>> Start RECORDS FOR THE EXERCISE

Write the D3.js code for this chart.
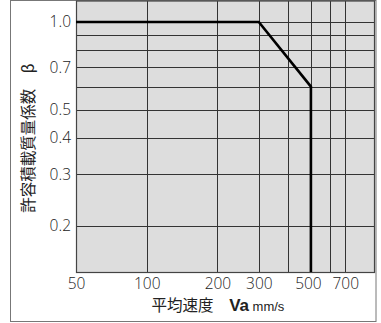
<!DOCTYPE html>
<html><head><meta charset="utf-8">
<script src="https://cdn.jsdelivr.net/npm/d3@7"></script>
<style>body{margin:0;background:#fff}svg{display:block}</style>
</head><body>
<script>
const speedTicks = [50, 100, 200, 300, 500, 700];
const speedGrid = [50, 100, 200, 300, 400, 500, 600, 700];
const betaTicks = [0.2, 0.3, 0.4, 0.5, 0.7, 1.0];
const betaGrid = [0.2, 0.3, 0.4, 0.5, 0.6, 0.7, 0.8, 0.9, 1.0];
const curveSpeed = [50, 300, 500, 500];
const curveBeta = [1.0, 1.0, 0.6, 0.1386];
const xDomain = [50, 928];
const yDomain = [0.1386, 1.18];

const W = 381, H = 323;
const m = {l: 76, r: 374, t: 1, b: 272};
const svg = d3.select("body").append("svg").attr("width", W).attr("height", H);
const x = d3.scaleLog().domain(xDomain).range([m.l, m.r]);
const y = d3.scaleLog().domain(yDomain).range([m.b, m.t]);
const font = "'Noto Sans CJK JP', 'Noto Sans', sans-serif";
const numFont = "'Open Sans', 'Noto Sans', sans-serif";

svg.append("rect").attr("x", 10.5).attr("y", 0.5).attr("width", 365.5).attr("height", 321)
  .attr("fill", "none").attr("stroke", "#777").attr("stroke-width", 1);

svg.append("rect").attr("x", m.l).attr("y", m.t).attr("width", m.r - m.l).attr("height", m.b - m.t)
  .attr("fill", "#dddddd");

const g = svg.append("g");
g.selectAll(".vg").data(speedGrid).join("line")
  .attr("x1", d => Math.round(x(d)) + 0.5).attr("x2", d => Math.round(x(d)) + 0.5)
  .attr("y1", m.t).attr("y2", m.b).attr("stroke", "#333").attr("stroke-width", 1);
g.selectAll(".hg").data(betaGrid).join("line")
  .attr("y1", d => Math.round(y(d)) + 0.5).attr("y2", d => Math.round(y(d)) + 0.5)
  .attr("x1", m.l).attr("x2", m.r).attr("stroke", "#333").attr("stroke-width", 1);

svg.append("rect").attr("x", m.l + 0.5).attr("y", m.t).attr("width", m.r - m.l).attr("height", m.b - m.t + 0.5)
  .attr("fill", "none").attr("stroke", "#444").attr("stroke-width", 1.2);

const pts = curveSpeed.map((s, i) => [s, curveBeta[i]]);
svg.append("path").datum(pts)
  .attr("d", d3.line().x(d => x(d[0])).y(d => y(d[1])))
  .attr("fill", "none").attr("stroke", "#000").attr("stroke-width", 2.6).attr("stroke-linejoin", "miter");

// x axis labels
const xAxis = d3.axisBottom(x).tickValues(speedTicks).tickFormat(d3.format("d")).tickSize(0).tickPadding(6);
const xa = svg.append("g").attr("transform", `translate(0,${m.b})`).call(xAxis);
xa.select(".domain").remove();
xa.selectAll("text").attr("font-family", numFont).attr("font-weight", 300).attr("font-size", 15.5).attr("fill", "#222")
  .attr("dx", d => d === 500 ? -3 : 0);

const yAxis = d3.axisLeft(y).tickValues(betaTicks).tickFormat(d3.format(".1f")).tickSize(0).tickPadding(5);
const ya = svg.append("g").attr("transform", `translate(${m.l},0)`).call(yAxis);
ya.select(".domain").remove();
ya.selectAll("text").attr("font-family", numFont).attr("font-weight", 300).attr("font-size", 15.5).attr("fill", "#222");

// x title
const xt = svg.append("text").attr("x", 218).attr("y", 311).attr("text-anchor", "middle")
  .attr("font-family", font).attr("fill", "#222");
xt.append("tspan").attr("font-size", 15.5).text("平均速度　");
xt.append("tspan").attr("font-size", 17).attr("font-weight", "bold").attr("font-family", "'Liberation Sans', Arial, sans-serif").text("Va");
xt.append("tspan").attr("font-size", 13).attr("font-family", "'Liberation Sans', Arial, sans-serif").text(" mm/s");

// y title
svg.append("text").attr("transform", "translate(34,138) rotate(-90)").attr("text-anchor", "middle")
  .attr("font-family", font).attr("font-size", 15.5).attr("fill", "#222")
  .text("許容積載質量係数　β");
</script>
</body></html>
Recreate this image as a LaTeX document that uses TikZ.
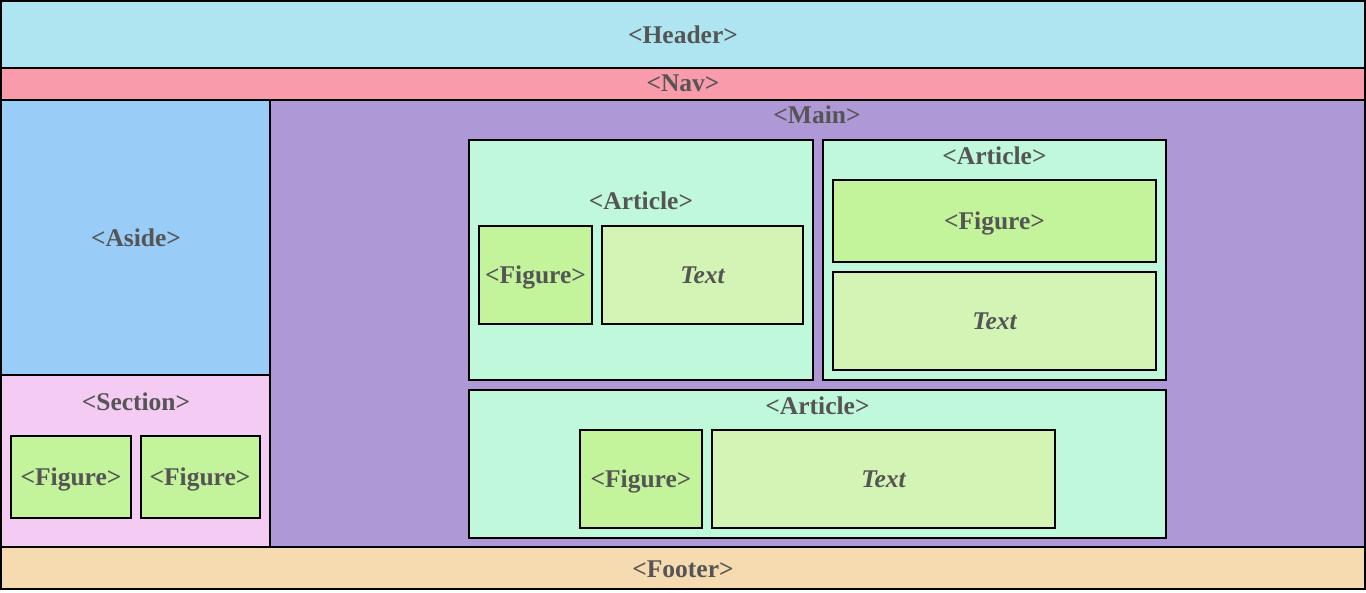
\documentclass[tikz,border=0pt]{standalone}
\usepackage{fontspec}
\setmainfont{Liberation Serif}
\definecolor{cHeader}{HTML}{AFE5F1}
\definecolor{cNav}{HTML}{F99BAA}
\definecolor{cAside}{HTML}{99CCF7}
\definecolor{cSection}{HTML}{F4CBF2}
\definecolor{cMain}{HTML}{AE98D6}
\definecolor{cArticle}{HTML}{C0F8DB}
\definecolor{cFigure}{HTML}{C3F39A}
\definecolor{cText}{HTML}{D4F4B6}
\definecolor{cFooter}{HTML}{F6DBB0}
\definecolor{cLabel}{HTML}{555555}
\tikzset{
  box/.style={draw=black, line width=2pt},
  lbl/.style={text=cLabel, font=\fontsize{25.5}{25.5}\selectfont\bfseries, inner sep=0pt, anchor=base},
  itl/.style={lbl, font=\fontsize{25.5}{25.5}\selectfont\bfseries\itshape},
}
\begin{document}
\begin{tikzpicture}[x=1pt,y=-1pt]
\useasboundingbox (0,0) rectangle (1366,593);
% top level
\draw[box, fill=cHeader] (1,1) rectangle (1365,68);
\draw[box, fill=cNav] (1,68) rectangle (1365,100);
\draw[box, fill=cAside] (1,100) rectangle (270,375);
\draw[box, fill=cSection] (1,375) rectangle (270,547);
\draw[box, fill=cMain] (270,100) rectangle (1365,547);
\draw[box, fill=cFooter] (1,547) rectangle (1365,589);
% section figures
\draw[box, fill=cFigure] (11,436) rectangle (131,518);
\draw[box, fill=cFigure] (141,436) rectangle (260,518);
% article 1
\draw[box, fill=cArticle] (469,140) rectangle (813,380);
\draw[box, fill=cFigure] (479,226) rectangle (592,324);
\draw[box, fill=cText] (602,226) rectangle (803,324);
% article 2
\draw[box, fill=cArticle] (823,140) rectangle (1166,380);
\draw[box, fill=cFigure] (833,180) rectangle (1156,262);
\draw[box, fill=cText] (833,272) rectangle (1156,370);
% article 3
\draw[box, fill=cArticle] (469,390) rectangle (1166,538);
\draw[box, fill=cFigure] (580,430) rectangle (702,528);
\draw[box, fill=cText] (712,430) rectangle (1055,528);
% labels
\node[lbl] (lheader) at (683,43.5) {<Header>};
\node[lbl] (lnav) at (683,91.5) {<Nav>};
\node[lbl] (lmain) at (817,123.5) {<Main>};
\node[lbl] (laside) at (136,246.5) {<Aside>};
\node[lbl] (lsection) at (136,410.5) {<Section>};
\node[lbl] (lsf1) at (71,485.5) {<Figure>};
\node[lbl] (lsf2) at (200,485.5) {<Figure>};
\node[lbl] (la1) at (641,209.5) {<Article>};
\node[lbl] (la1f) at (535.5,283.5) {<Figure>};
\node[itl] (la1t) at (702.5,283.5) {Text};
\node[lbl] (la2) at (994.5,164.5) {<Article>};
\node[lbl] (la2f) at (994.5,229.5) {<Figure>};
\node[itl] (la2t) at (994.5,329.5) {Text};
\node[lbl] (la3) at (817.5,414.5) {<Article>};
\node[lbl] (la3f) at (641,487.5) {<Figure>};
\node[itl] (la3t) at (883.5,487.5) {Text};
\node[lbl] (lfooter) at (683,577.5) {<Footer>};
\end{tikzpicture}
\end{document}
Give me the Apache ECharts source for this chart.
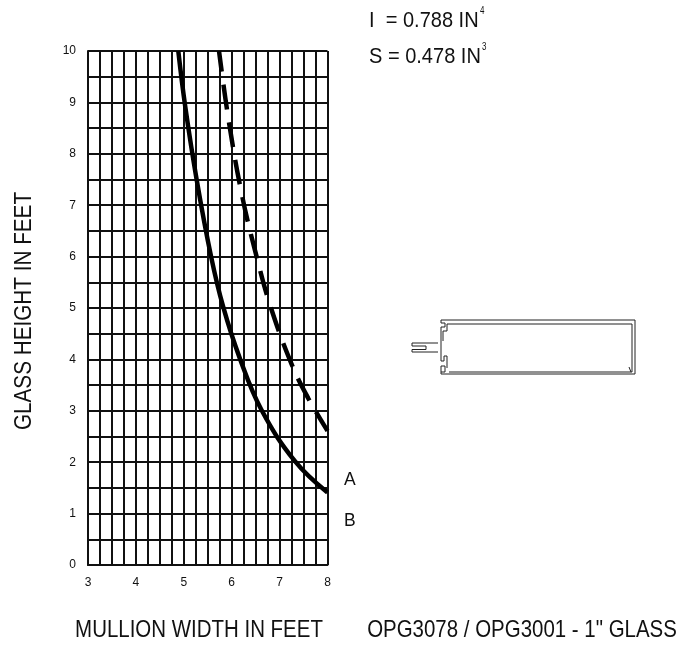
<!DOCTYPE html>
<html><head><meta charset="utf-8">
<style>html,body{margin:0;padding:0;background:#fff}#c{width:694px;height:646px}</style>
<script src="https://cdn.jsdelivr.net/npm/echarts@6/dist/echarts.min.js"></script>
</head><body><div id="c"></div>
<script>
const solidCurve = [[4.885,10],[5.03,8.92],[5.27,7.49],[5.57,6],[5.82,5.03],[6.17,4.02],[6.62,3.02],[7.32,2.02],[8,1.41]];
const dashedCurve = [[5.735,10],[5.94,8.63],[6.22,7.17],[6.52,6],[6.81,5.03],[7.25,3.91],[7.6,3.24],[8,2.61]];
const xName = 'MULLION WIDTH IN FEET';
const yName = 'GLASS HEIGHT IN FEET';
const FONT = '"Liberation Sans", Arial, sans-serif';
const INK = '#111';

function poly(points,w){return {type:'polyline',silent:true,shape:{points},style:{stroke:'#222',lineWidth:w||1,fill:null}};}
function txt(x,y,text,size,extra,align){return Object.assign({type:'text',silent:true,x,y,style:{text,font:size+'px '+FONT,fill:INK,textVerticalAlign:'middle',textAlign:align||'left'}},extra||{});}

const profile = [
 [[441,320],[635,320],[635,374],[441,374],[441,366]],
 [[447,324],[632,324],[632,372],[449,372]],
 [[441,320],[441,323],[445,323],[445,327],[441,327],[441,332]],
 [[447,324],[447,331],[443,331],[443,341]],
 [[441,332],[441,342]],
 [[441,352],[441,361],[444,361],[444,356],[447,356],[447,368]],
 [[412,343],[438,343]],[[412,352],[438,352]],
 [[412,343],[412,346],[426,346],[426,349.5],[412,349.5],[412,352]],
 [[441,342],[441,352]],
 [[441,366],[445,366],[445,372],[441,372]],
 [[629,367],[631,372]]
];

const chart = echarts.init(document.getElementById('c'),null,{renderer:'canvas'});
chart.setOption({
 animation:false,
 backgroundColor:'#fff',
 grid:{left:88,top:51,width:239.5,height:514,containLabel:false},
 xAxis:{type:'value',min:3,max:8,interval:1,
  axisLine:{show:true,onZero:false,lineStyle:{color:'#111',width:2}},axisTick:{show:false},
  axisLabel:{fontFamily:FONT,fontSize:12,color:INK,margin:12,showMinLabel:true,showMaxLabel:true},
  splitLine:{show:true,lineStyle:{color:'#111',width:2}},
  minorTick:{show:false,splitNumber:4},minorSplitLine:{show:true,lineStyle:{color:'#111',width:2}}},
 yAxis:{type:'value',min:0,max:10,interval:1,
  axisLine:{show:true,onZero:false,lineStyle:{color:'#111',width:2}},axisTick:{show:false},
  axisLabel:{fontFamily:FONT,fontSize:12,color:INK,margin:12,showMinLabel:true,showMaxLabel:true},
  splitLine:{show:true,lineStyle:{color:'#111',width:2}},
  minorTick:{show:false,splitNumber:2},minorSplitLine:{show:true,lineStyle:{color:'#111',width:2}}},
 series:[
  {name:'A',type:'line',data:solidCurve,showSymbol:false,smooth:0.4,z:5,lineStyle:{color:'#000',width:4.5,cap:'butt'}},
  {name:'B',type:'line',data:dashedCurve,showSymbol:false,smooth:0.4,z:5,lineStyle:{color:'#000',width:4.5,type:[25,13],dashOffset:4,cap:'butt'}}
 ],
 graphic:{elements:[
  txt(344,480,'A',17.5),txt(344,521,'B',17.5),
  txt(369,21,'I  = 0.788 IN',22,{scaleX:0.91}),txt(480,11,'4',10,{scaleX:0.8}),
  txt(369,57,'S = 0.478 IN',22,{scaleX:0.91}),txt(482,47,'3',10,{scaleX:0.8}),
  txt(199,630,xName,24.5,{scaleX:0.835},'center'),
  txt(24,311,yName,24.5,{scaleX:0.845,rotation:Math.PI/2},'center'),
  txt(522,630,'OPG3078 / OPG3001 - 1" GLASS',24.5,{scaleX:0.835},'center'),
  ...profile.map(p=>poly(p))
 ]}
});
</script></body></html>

>> End RECORDS FOR THE EXERCISE

WRITTEN TASK: Leave out any pictures and return exactly the lines from the beginning of the data through the line with "const yDomain = [0.1386, 1.18];", inclusive.

EXERCISE SOLUTION:
Write the D3.js code for this chart.
<!DOCTYPE html>
<html><head><meta charset="utf-8">
<script src="https://cdn.jsdelivr.net/npm/d3@7"></script>
<style>body{margin:0;background:#fff}svg{display:block}</style>
</head><body>
<script>
const speedTicks = [50, 100, 200, 300, 500, 700];
const speedGrid = [50, 100, 200, 300, 400, 500, 600, 700];
const betaTicks = [0.2, 0.3, 0.4, 0.5, 0.7, 1.0];
const betaGrid = [0.2, 0.3, 0.4, 0.5, 0.6, 0.7, 0.8, 0.9, 1.0];
const curveSpeed = [50, 300, 500, 500];
const curveBeta = [1.0, 1.0, 0.6, 0.1386];
const xDomain = [50, 928];
const yDomain = [0.1386, 1.18];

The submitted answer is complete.